Путь был неспокойным. 11 июля колонна вступила в бой с силами мятежников (больше тысячи человек) на переправе Тримму Гхат (на стороне врага сражалось второе крыло того же самого 9-го Бенгальского, который буквально накануне разоружили). Британский 52-й полк, построившись в каре, отбил кавалерийскую атаку, потом встретил наступающую пехоту противника плотным огнем из «энфилдов» и контратаковал их со штыками наперевес. Когда сипаи не выдержали и побежали, за ними в погоню пустились иррегулярные конники-пуштуны. Сражение продолжалось буквально считаные минуты, преследование и зачистка территории — три дня. В результате мятежники были истреблены практически полностью. Николсон ходил в атаку во главе кавалерии, и очевидцы потом рассказывали, что одного из врагов он лично разрубил саблей пополам.
После этого сражения лорд Кэннинг назвал Николсона «воплощенным возмездием». Местные сикхи стали встречать его толпами на обочинах дорог, чтобы выказать свое уважение грозе ненавистных индусов. Телохранители-пуштуны даже организовали для всех желающих экскурсии в его палатку, где можно было увидеть самого Николсона за работой — с условием вести себя тихо.

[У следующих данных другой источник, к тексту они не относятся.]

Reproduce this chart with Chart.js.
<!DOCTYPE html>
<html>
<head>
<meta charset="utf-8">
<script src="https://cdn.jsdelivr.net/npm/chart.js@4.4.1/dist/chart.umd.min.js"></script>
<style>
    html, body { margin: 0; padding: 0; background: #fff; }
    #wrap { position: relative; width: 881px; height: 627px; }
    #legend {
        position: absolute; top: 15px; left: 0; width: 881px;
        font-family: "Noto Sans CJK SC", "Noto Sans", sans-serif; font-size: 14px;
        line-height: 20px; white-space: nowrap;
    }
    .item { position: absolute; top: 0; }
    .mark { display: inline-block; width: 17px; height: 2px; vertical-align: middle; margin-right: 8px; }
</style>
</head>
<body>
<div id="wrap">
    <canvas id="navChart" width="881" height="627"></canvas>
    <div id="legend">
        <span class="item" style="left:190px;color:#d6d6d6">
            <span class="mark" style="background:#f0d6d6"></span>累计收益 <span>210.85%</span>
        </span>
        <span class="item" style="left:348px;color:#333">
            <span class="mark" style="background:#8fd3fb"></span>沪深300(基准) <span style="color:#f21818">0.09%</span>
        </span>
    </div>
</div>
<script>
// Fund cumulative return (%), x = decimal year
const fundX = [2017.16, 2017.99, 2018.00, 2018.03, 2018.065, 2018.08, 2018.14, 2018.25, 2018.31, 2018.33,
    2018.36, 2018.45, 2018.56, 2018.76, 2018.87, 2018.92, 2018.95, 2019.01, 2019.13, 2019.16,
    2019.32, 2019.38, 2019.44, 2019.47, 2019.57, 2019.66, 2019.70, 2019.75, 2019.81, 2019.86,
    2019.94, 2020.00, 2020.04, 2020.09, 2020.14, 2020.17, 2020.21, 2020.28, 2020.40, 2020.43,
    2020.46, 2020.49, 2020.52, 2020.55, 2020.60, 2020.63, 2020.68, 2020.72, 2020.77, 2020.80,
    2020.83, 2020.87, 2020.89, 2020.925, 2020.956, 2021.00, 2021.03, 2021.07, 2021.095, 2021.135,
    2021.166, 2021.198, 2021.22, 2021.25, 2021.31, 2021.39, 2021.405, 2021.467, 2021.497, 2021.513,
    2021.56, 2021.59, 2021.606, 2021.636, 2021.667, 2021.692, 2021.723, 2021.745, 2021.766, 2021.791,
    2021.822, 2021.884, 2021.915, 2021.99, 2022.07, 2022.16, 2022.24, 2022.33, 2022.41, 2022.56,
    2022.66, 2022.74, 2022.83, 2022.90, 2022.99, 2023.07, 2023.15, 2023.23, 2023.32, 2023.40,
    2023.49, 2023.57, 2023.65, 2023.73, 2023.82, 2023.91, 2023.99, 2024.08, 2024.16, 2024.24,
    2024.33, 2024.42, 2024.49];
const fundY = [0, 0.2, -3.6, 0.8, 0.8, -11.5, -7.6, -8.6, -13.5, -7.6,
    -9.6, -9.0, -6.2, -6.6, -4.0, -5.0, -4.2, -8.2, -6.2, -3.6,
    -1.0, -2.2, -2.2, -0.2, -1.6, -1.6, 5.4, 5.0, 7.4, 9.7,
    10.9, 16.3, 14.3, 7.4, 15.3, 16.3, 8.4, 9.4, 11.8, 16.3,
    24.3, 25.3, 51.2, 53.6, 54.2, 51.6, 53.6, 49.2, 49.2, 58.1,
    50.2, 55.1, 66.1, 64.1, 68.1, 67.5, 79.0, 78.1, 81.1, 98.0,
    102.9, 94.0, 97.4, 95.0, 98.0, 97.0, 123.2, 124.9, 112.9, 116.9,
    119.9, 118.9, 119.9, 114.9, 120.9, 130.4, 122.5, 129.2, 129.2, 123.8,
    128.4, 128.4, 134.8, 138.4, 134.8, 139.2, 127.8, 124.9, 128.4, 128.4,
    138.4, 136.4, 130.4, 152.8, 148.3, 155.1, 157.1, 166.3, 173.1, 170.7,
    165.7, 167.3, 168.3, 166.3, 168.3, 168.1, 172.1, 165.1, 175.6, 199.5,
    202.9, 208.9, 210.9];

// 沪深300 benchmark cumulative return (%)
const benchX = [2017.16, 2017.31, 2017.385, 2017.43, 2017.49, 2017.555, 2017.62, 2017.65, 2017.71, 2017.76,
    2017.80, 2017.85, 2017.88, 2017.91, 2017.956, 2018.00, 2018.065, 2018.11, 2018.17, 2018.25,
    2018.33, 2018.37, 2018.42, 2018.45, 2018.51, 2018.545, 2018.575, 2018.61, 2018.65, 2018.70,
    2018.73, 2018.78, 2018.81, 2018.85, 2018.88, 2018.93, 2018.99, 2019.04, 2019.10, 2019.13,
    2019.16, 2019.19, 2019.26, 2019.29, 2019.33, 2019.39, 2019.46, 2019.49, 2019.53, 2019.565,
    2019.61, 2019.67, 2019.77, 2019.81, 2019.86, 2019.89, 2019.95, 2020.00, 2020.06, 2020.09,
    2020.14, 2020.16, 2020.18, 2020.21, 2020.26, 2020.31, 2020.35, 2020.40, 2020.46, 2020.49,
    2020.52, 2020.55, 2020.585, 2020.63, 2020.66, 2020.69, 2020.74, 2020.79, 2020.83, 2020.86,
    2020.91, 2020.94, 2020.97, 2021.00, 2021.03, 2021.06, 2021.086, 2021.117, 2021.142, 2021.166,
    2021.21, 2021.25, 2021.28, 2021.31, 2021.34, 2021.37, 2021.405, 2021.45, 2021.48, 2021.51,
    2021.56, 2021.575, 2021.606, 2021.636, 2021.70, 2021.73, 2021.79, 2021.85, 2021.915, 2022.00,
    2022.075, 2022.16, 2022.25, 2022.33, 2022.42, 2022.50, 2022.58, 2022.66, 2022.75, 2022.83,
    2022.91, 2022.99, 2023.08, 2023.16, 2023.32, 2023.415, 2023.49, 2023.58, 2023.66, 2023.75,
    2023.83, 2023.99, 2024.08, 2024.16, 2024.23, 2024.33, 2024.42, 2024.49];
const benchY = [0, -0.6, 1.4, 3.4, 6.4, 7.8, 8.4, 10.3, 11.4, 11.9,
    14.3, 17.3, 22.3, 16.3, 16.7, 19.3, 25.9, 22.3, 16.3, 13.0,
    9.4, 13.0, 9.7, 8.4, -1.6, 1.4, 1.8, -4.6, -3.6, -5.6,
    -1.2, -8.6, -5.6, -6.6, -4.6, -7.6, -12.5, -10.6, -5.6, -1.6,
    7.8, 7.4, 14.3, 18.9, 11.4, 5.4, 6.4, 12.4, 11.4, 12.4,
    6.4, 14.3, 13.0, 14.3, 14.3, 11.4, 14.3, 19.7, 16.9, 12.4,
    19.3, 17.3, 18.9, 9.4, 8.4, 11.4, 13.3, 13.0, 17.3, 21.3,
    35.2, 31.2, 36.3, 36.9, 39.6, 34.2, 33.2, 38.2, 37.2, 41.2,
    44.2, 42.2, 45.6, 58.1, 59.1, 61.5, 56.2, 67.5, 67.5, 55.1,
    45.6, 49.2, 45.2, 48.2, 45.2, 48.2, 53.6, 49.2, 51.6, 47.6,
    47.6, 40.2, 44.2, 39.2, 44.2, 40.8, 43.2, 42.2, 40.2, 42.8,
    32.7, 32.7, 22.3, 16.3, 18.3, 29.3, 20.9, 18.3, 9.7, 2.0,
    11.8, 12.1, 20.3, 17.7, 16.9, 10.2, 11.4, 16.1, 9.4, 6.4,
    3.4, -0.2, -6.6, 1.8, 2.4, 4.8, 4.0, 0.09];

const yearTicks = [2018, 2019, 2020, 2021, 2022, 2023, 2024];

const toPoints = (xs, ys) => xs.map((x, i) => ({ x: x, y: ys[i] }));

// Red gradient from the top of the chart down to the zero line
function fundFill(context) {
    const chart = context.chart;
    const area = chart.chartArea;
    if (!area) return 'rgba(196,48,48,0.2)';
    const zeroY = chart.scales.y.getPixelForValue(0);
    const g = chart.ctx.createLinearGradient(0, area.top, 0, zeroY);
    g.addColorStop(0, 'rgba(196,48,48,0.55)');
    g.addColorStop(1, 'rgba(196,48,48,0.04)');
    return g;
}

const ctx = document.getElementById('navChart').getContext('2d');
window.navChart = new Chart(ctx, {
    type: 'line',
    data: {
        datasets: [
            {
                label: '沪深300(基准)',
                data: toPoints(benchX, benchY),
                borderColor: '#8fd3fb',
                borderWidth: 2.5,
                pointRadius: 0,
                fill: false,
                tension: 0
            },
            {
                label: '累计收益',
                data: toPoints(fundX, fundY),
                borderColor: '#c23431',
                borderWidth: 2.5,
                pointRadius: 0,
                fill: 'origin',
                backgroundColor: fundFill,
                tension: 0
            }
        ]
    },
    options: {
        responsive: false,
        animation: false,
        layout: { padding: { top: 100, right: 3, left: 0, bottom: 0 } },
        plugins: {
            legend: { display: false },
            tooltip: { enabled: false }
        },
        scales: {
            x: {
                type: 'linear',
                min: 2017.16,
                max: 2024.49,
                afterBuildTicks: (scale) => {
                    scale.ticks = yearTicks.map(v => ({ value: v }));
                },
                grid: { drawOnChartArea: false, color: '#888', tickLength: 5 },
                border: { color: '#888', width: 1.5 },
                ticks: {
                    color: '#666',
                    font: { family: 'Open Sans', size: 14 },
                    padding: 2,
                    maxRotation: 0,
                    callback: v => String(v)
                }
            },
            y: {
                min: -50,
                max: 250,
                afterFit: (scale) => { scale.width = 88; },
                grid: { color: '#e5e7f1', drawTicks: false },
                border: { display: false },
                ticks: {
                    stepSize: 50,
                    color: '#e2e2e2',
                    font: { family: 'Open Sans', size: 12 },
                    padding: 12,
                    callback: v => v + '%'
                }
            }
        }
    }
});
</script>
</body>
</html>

При попытках начать петь гимны или поклоняться ему посетителей выдворяли, особо настойчивых даже могли выпороть.
7 августа Николсон снялся с лагеря на Хребте Дели. Ему пришло письмо от генерала Барнарда с просьбой добраться уже, наконец, до Дели, не отвлекаясь на мелкие стычки. Колонна ускоренным маршем двинулась в сторону города. Осада приближалась к своей развязке — какой бы эта развязка ни оказалась.